Sagittarius A* (or Sgr A*, pronounced A-star) is an object 27,000 light-years from Earth that is four million times more massive than the Sun. The image of the object was created by the Event Horizon Telescope Collaboration based on eight radio telescopes around Earth.
While the black hole itself is just darkness, the image produced depicts glowing gas and light bending around the gravitational pull of the black hole.
In 2019, the EHT Collaboration published the first-ever image of a black hole captured even further away in the Messier 87 galaxy. Scientists are now comparing the two images and remarking on the similarities despite M87*, the first black hole captured, being over a thousand times larger and more massive.
“This tells us that General Relativity governs these objects up close, and any differences we see further away must be due to differences in the material that surrounds the black holes,” says Sera Markoff, Co-Chair of the EHT Science Council and a professor of theoretical astrophysics at the University of Amsterdam, the Netherlands.

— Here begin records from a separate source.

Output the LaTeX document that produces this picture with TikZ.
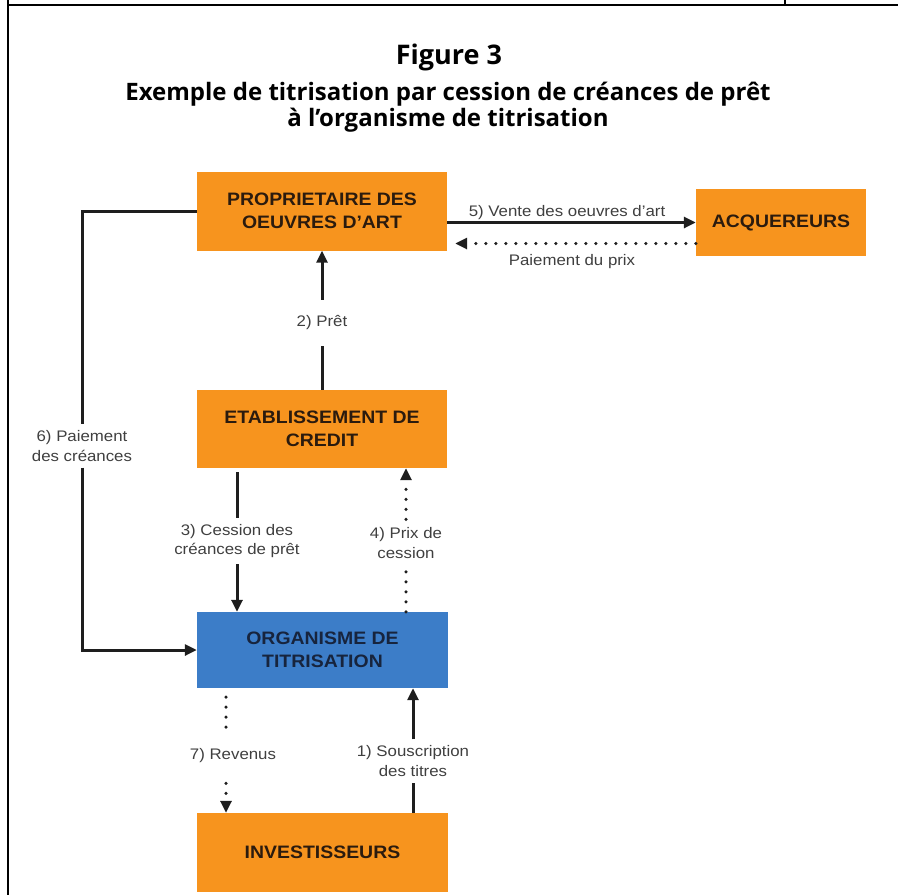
\documentclass[tikz,border=0pt]{standalone}
\usepackage{fontspec}
\usepackage{xcolor}
\usepackage{tikz}
\usetikzlibrary{positioning, arrows.meta}
\newfontfamily\boxfont{Liberation Sans}[FakeStretch=1.08]
\newfontfamily\lblfont{Liberation Sans}[FakeStretch=1.1]
\newfontfamily\ttlfont{Open Sans}
\definecolor{tOrange}{HTML}{F7941E}
\definecolor{tBlue}{HTML}{3C7DC8}
\definecolor{nInk}{HTML}{2B1B0E}
\definecolor{nNavy}{HTML}{17243D}
\definecolor{nLine}{HTML}{1E1E1E}
\definecolor{nGray}{HTML}{3F3F3F}

\begin{document}
\begin{tikzpicture}[x=1pt, y=-1pt,
  box/.style={fill=tOrange, text=nInk, inner sep=0pt, align=center,
    font=\boxfont\fontsize{18}{22.5}\selectfont\bfseries},
  lbl/.style={text=nGray, inner xsep=0pt, align=center,
    font=\lblfont\fontsize{15.3}{19.5}\selectfont},
  lin/.style={line width=3pt, nLine},
  arr/.style={lin, -{Triangle[length=12pt,width=11pt]}},
  dots/.style={line width=3.5pt, nLine, line cap=round, dash pattern=on 0pt off 10pt},
  dotarr/.style={dots, -{Triangle[length=12pt,width=11pt]}}]
  \useasboundingbox (0,0) rectangle (898,895);
  % page frame
  \draw[line width=2pt] (8,895) -- (8,0);
  \draw[line width=2pt] (8,5) -- (898,5);
  \draw[line width=2pt] (785,0) -- (785,5);
  % title
  \node[font=\ttlfont\fontsize{27}{32}\selectfont\bfseries, anchor=base] (ttl) at (449,64) {Figure 3};
  \node[font=\ttlfont\fontsize{24}{26}\selectfont\bfseries, anchor=base] (sub1) at (448,100)
    {Exemple de titrisation par cession de créances de prêt};
  \node[font=\ttlfont\fontsize{24}{26}\selectfont\bfseries, anchor=base] (sub2) at (448,126)
    {à l’organisme de titrisation};
  % boxes
  \node[box, minimum width=250pt, minimum height=79pt] (prop) at (322,211) {PROPRIETAIRE DES\\OEUVRES D’ART};
  \node[box, minimum width=170pt, minimum height=67pt] (acq) at (781,222.5) {ACQUEREURS};
  \node[box, minimum width=250pt, minimum height=78pt] (etab) at (322,429) {ETABLISSEMENT DE\\CREDIT};
  \node[box, fill=tBlue, text=nNavy, minimum width=251pt, minimum height=76pt] (org) at (322.5,650) {ORGANISME DE\\TITRISATION};
  \node[box, minimum width=251pt, minimum height=79pt] (inv) at (322.5,852.5) {INVESTISSEURS};
  % labels
  \node[lbl, inner ysep=16pt] (l2) at (322,323) {2) Prêt};
  \node[lbl, inner ysep=6pt] (l3) at (237,541) {3) Cession des\\créances de prêt};
  \node[lbl, inner ysep=8pt] (l4) at (406,543) {4) Prix de\\cession};
  \node[lbl, inner ysep=6pt] (l6) at (82,446) {6) Paiement\\des créances};
  \node[lbl, inner ysep=20pt] (l7) at (233,756) {7) Revenus};
  \node[lbl, inner ysep=6pt] (l1) at (413,761) {1) Souscription\\des titres};
  \node[lbl, anchor=base] (l5) at (567,216) {5) Vente des oeuvres d’art};
  \node[lbl, anchor=base] (lp) at (572,265) {Paiement du prix};
  % helper abscissae
  \coordinate (x7) at (226,0);
  % connectors
  \draw[lin] (etab.south -| l3) ++(0,4) -- (l3.north);
  \draw[lin] (etab.north) -- (l2.south);
  \draw[arr] (l2.north) -- (prop.south);
  \draw[arr] (l3.south) -- (org.north -| l3);
  \draw[dots] (org.north -| l4) -- (l4.south);
  \draw[dotarr] (l4.north) -- (etab.south -| l4);
  \draw[lin] (inv.north -| l1) -- (l1.south);
  \draw[arr] (l1.north) -- (org.south -| l1);
  \draw[dots] (org.south -| x7) ++(0,9) -- (l7.north -| x7);
  \draw[dotarr] (l7.south -| x7) -- (inv.north -| x7);
  \draw[lin] (prop.west) -| (l6.north);
  \draw[arr] (l6.south) |- (org.west);
  \draw[arr] (prop.east |- acq.west) -- (acq.west);
  \draw[dotarr, shorten >=8pt] ([yshift=-21pt]acq.west) -- ([yshift=-21pt]acq.west -| prop.east);
\end{tikzpicture}
\end{document}
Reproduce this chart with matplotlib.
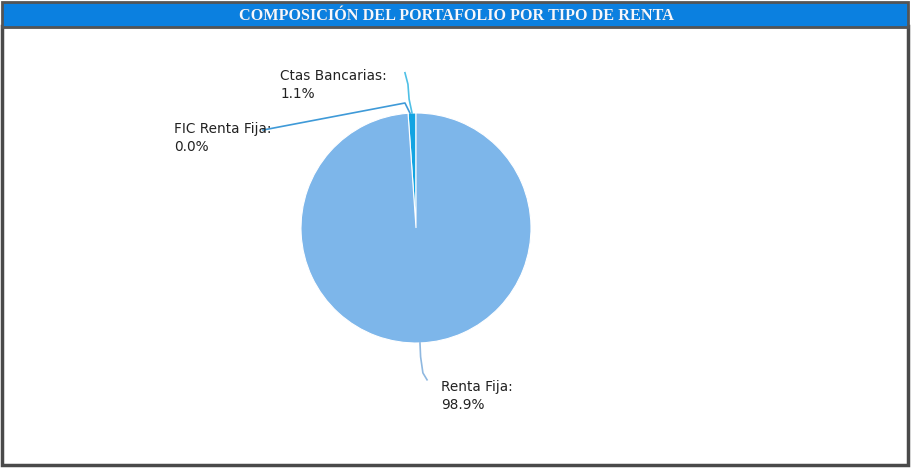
import numpy as np
import matplotlib.pyplot as plt
from matplotlib.patches import Rectangle

# data
labels = ['FIC Renta Fija', 'Ctas Bancarias', 'Renta Fija']
values = [0.0, 1.1, 98.9]
colors = ['#3f8fd8', '#12a4e2', '#7db6ea']
line_colors = ['#3f9ad8', '#4fc0e6', '#8fb8e0']
title = 'COMPOSICIÓN DEL PORTAFOLIO POR TIPO DE RENTA'

W, H = 912, 469
fig = plt.figure(figsize=(W / 100, H / 100), dpi=100)

# frame and title bar on a background axes
bg = fig.add_axes([0, 0, 1, 1], zorder=-1)
bg.set_xlim(0, W)
bg.set_ylim(H, 0)
bg.axis('off')
bg.add_patch(Rectangle((2.5, 26), 906, 439, facecolor='white', edgecolor='#4a4a4a', linewidth=2.5))
bg.add_patch(Rectangle((2.5, 2), 906, 25, facecolor='#0b80e0', edgecolor='#555555', linewidth=2))
bg.text(456 + 0.8, 15.5 + 0.8, title, color='#1a3550', fontsize=11.7, family='Liberation Serif',
        weight='bold', ha='center', va='center', alpha=0.5)
bg.text(456, 15.5, title, color='#f4f8ff', fontsize=11.7, family='Liberation Serif',
        weight='bold', ha='center', va='center')

# pie axes: center (416, 228) px, radius 115 px
cx, cy, r = 416, 228, 115
ax = fig.add_axes([(cx - r) / W, (H - cy - r) / H, 2 * r / W, 2 * r / H])
wedges, _ = ax.pie(values, colors=colors, startangle=90, counterclock=True, radius=1,
                   wedgeprops=dict(edgecolor='white', linewidth=0.8))
ax.set_xlim(-1, 1)
ax.set_ylim(-1, 1)
ax.set_aspect('equal')
ax.axis('off')

# label layout (data units, 1 = radius)
text_pos = {'FIC Renta Fija': (-2.10, 0.78), 'Ctas Bancarias': (-1.18, 1.24), 'Renta Fija': (0.22, -1.46)}
bend = {'FIC Renta Fija': [(-0.096, 1.087), (-1.33, 0.852)],
        'Ctas Bancarias': [(-0.06, 1.12), (-0.07, 1.25), (-0.096, 1.35)],
        'Renta Fija': [(0.04, -1.12), (0.06, -1.26), (0.096, -1.32)]}

for w, lab, val, lc in zip(wedges, labels, values, line_colors):
    mid = np.deg2rad((w.theta1 + w.theta2) / 2)
    if lab == 'FIC Renta Fija':
        mid = np.deg2rad(w.theta1 + 3)
    x0, y0 = np.cos(mid), np.sin(mid)
    pts = [(x0, y0)] + bend[lab]
    ax.plot([p[0] for p in pts], [p[1] for p in pts], color=lc, lw=1.2, clip_on=False)
    tx, ty = text_pos[lab]
    ax.text(tx, ty, f'{lab}:\n{val:.1f}%', ha='left', va='center', fontsize=9.8,
            color='#222222', linespacing=1.35, clip_on=False)

fig.savefig('out.png', dpi=100)
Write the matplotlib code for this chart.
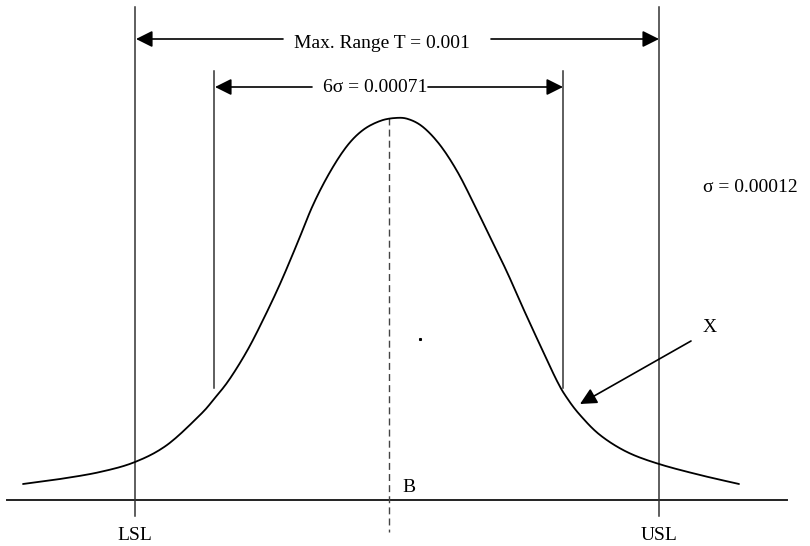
import numpy as np
import matplotlib
matplotlib.use("Agg")
import matplotlib.pyplot as plt

plt.rcParams['font.family'] = ['Liberation Serif', 'DejaVu Serif']

# Distribution curve sampled in diagram units (x to the right, y downward)
curve_x = [23, 60, 100, 135, 167, 200, 214, 229, 247, 263, 280, 297, 313, 330,
           347, 363, 380, 395, 408, 423, 440, 457, 473, 490, 507, 523, 540,
           557, 567, 580, 600, 627, 659, 700, 739]
curve_y = [484, 479, 472, 462, 445, 415, 399, 380, 351, 320, 284, 244, 205, 172,
           146, 130, 121, 118, 119, 127, 145, 171, 202, 237, 272, 308, 345,
           381, 398, 415, 435, 452, 464, 475, 484]

# Specification limits and process spread markers
lsl_x, usl_x = 135, 659
spread_left, spread_right = 214, 563
mean_x = 389
baseline_y = 500

range_label = "Max. Range T = 0.001"
spread_label = "6σ = 0.00071"
sigma_label = "σ = 0.00012"
limit_labels = ["LSL", "USL"]


def catmull_rom(xs, ys, n=12):
    """Smooth polyline through the sampled points for drawing."""
    p = np.column_stack([xs, ys]).astype(float)
    p = np.vstack([p[0], p, p[-1]])
    out = []
    t = np.linspace(0, 1, n, endpoint=False)[:, None]
    for i in range(1, len(p) - 2):
        p0, p1, p2, p3 = p[i - 1], p[i], p[i + 1], p[i + 2]
        seg = 0.5 * ((2 * p1) + (-p0 + p2) * t
                     + (2 * p0 - 5 * p1 + 4 * p2 - p3) * t ** 2
                     + (-p0 + 3 * p1 - 3 * p2 + p3) * t ** 3)
        out.append(seg)
    out.append(p[-2][None, :])
    s = np.vstack(out)
    return s[:, 0], s[:, 1]


fig = plt.figure(figsize=(8.1, 5.46), dpi=100)
ax = fig.add_axes([0, 0, 1, 1])
ax.set_xlim(0, 810)
ax.set_ylim(546, 0)
ax.axis('off')

lw = 1.1
# baseline
ax.plot([7, 787], [baseline_y, baseline_y], color='#222222', lw=1.4)
# specification limits
for x in (lsl_x, usl_x):
    ax.plot([x, x], [7, 516], color='#333333', lw=lw)
# 6-sigma spread markers
for x in (spread_left, spread_right):
    ax.plot([x, x], [71, 388], color='#333333', lw=lw)
# mean line
ax.plot([mean_x, mean_x], [118, 532], color='#444444', lw=1.0,
        dashes=(5, 3))

# curve
sx, sy = catmull_rom(curve_x, curve_y)
ax.plot(sx, sy, color='black', lw=1.3, solid_capstyle='round')

arrow = dict(arrowstyle='-|>,head_length=0.4,head_width=0.2',
             mutation_scale=25, color='black', lw=1.2,
             shrinkA=0, shrinkB=0)

# tolerance range arrows
ax.annotate('', xy=(lsl_x + 1, 39), xytext=(283, 39), arrowprops=arrow)
ax.annotate('', xy=(usl_x, 39), xytext=(491, 39), arrowprops=arrow)
ax.text(382, 43, range_label, ha='center', va='center', fontsize=14)

# 6-sigma arrows
ax.annotate('', xy=(spread_left + 1, 87), xytext=(312, 87), arrowprops=arrow)
ax.annotate('', xy=(spread_right, 87), xytext=(428, 87), arrowprops=arrow)
ax.text(375, 88, spread_label, ha='center', va='center', fontsize=14)

ax.text(703, 188, sigma_label, ha='left', va='center', fontsize=14)

# X pointer
ax.text(703, 328, "X", ha='left', va='center', fontsize=14)
ax.annotate('', xy=(580, 404), xytext=(691, 341), arrowprops=arrow)

ax.text(402, 487, "B", ha='left', va='center', fontsize=14)
ax.plot([420], [339], marker='s', ms=1.2, color='black')

ax.text(lsl_x, 535, limit_labels[0], ha='center', va='center', fontsize=14)
ax.text(usl_x, 535, limit_labels[1], ha='center', va='center', fontsize=14)

fig.savefig('out.png', dpi=100)
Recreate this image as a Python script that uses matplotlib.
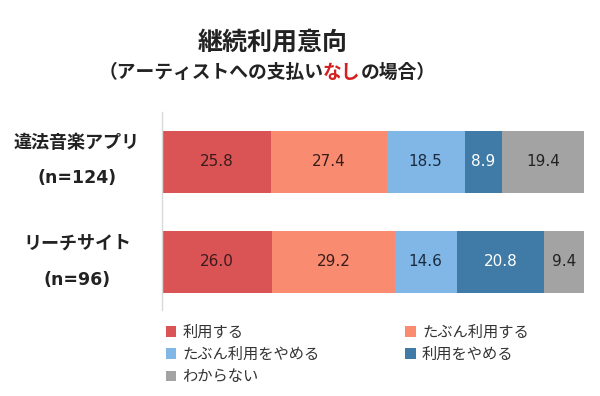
import matplotlib
matplotlib.use("Agg")
import matplotlib.pyplot as plt
from matplotlib.patches import Patch

plt.rcParams['font.family'] = ['Noto Sans CJK JP', 'DejaVu Sans']

categories = ["違法音楽アプリ\n(n=124)", "リーチサイト\n(n=96)"]
series_names = ["利用する", "たぶん利用する", "たぶん利用をやめる", "利用をやめる", "わからない"]
values = [
    [25.8, 26.0],
    [27.4, 29.2],
    [18.5, 14.6],
    [8.9, 20.8],
    [19.4, 9.4],
]
colors = ["#DA5455", "#F88B70", "#80B7E6", "#3F7BA6", "#A3A3A3"]
text_colors = ["#3a1c1c", "#3a1c1c", "#1c2a40", "#ffffff", "#222222"]

fig = plt.figure(figsize=(6, 3.96), dpi=100)
ax = fig.add_axes([162/600, 1-310/396, 422/600, 198/396])

ypos = list(range(len(categories)))
left = [0.0]*len(categories)
for i, (name, vals) in enumerate(zip(series_names, values)):
    bars = ax.barh(ypos, vals, left=left, height=0.62, color=colors[i], label=name)
    for j, v in enumerate(vals):
        ax.text(left[j] + v/2, ypos[j], f"{v:.1f}", ha='center', va='center',
                fontsize=11, color=text_colors[i], family=['DejaVu Sans'])
    left = [l + v for l, v in zip(left, vals)]

ax.set_xlim(0, 100)
ax.set_ylim(1.48, -0.5)
ax.set_xticks([])
ax.set_yticks([])
for s in ['top', 'right', 'bottom']:
    ax.spines[s].set_visible(False)
ax.spines['left'].set_color('#D9D9D9')
ax.spines['left'].set_linewidth(1.0)

# category labels
label_y = [(142, 178), (243, 280)]
for cat, (y1, y2) in zip(categories, label_y):
    l1, l2 = cat.split("\n")
    fig.text(77/600, 1-y1/396, l1, ha='center', va='center', fontsize=13, fontweight='bold', color='#222222')
    fig.text(77/600, 1-y2/396, l2, ha='center', va='center', fontsize=12.5, fontweight='bold', color='#222222',
             family=['DejaVu Sans'])

# title
fig.text(273/600, 1-43/396, "継続利用意向", ha='center', va='center', fontsize=18, fontweight='bold', color='#222222')

# subtitle with red part
parts = [("（アーティストへの支払い", '#222222'), ("なし", '#D42020'), ("の場合）", '#222222')]
renderer = fig.canvas.get_renderer()
widths = []
for s, c in parts:
    t = fig.text(0, 0, s, fontsize=13.5, fontweight='bold')
    bb = t.get_window_extent(renderer=renderer)
    widths.append(bb.width)
    t.remove()
total = sum(widths)
x = 267 - total/2
for (s, c), w in zip(parts, widths):
    fig.text(x/600, 1-72/396, s, ha='left', va='center', fontsize=13.5, fontweight='bold', color=c)
    x += w

# legend
handles = [Patch(facecolor=c, edgecolor='none') for c in colors]
order = [0, 2, 4, 1, 3]
leg = fig.legend([handles[k] for k in order], [series_names[k] for k in order],
                 ncol=2, loc='upper left', bbox_to_anchor=(158/600, 1-316/396),
                 frameon=False, fontsize=11, handlelength=0.7, handleheight=0.7,
                 handletextpad=0.4, columnspacing=5.6, labelspacing=0.35, borderpad=0)
for t in leg.get_texts():
    t.set_color('#333333')

fig.savefig("out.png", dpi=100, facecolor='white')
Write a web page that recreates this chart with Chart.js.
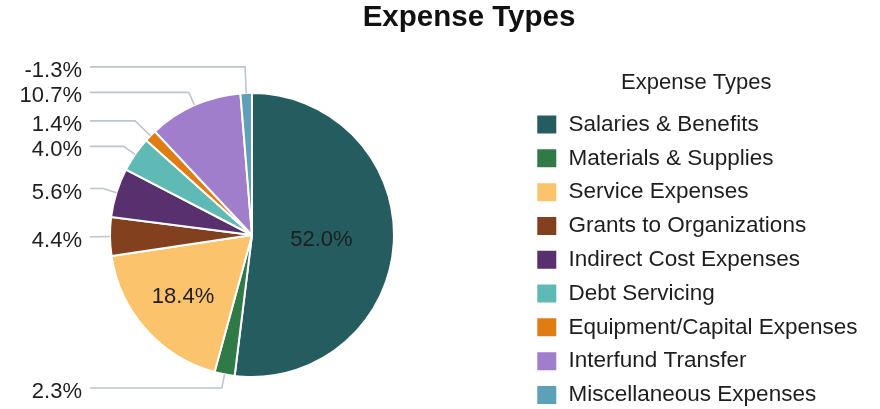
<!DOCTYPE html>
<html>
<head>
<meta charset="utf-8">
<script src="https://cdn.jsdelivr.net/npm/chart.js@4.4.1/dist/chart.umd.min.js"></script>
<style>
html,body{margin:0;padding:0;background:#ffffff;}
canvas{display:block;}
</style>
</head>
<body>
<canvas id="c" width="880" height="409"></canvas>
<script>
// ---- data ----
const chartTitle = 'Expense Types';
const legendTitle = 'Expense Types';
const categories = [
  'Salaries & Benefits',
  'Materials & Supplies',
  'Service Expenses',
  'Grants to Organizations',
  'Indirect Cost Expenses',
  'Debt Servicing',
  'Equipment/Capital Expenses',
  'Interfund Transfer',
  'Miscellaneous Expenses'
];
const shares = [52.0, 2.3, 18.4, 4.4, 5.6, 4.0, 1.4, 10.7, -1.3];
const colors = ['#245c60', '#2f7a46', '#fac36c', '#82401e', '#57306d', '#5fb9b4', '#e07d12', '#a07ecb', '#5ea0b8'];

const FONT = '"Liberation Sans", Arial, Helvetica, sans-serif';
Chart.defaults.font.family = FONT;
Chart.defaults.color = '#1e1e1e';

// labels around / inside the pie, positioned from the arc elements
const pieLabels = {
  id: 'pieLabels',
  afterDatasetsDraw(chart) {
    const meta = chart.getDatasetMeta(0);
    const ctx = chart.ctx;
    const outside = [];
    const inside = [];
    meta.data.forEach((arc, i) => {
      const p = arc.getProps(['x', 'y', 'startAngle', 'endAngle', 'outerRadius'], true);
      const mid = (p.startAngle + p.endAngle) / 2;
      const span = p.endAngle - p.startAngle;
      const txt = shares[i].toFixed(1) + '%';
      if (Math.abs(shares[i]) >= 15) {
        const f = span > Math.PI ? 0.49 : 0.65;
        inside.push({x: p.x + f * p.outerRadius * Math.cos(mid), y: p.y + f * p.outerRadius * Math.sin(mid), txt});
      } else {
        const ex = p.x + p.outerRadius * Math.cos(mid);
        const ey = p.y + p.outerRadius * Math.sin(mid);
        outside.push({ex, ey, mid, y: ey + 14 * Math.sin(mid), txt, cx: p.x, R: p.outerRadius, left: Math.cos(mid) <= 0});
      }
    });
    ctx.save();
    ctx.font = '22px ' + FONT;
    ctx.fillStyle = '#1e1e1e';
    ctx.textBaseline = 'middle';
    ctx.textAlign = 'center';
    inside.forEach(o => ctx.fillText(o.txt, o.x, o.y + 1));

    [true, false].forEach(side => {
      const items = outside.filter(o => o.left === side).sort((a, b) => a.y - b.y);
      for (let k = items.length - 2; k >= 0; k--) {
        items[k].y = Math.min(items[k].y, items[k + 1].y - 25.5);
      }
      items.forEach(o => {
        const s = Math.sin(o.mid), c = Math.cos(o.mid);
        let t = 14;
        if (Math.abs(s) > 0.05) {
          const tt = (o.y - o.ey) / s;
          if (tt > 0) t = tt;
        }
        const bx = o.ex + t * c;
        const lineEnd = side ? o.cx - o.R - 20 : o.cx + o.R + 20;
        const textX = side ? o.cx - o.R - 28 : o.cx + o.R + 28;
        ctx.strokeStyle = '#bcc5d1';
        ctx.lineWidth = 1.6;
        ctx.beginPath();
        ctx.moveTo(o.ex, o.ey);
        ctx.lineTo(bx, o.y);
        ctx.lineTo(lineEnd, o.y);
        ctx.stroke();
        ctx.textAlign = side ? 'right' : 'left';
        ctx.fillText(o.txt, textX, o.y + 4);
      });
    });
    ctx.restore();
  }
};

new Chart(document.getElementById('c'), {
  type: 'pie',
  data: {
    labels: categories,
    datasets: [{
      data: shares.map(v => Math.abs(v)),
      backgroundColor: colors,
      borderColor: '#ffffff',
      borderWidth: 2,
      radius: 142
    }]
  },
  options: {
    responsive: false,
    animation: false,
    layout: {autoPadding: false, padding: {left: 70.55, right: 12.55, top: 0, bottom: -20}},
    plugins: {
      title: {
        display: true,
        text: chartTitle,
        color: '#111',
        font: {size: 29.5, weight: 'bold', lineHeight: 1},
        padding: {top: 3, bottom: 28.5}
      },
      subtitle: {
        display: true,
        text: '',
        position: 'right',
        weight: 500,
        fullSize: false,
        font: {size: 10, lineHeight: 1},
        padding: {top: 0, bottom: 81.55}
      },
      legend: {
        position: 'right',
        align: 'start',
        fullSize: true,
        maxWidth: 400,
        title: {
          display: true,
          text: legendTitle,
          color: '#1e1e1e',
          font: {size: 22},
          padding: {top: 71.5, bottom: 4.1}
        },
        labels: {
          boxWidth: 21,
          boxHeight: 20,
          padding: 11.3,
          color: '#1e1e1e',
          font: {size: 22.5}
        }
      },
      tooltip: {enabled: false}
    }
  },
  plugins: [pieLabels]
});
</script>
</body>
</html>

That size difference also made it more challenging to capture Sagittarius A* compared to M87* despite it being closer. While the gas that orbits each black hole travels at around the same speed, the gas has a much larger path to travel around the much larger black hole.
“The gas in the vicinity of the black holes moves at the same speed — nearly as fast as light — around both Sgr A* and M87*,” says Chi-kwan (‘CK’) Chan, from Steward Observatory and Department of Astronomy and the Data Science Institute of the University of Arizona. “But where gas takes days to weeks to orbit the larger M87*, in the much smaller Sgr A* it completes an orbit in mere minutes. This means the brightness and pattern of the gas around Sgr A* was changing rapidly as the EHT Collaboration was observing it — a bit like trying to take a clear picture of a puppy quickly chasing its tail.”
Aside from the general cool factor of having a second image of a black hole (and first within our own galaxy), the expanded data set allows scientists to study the differences and similarities of how gas behaves around each supermassive black hole. Ultimately, this could inform our understanding of how galaxies are formed and evolve.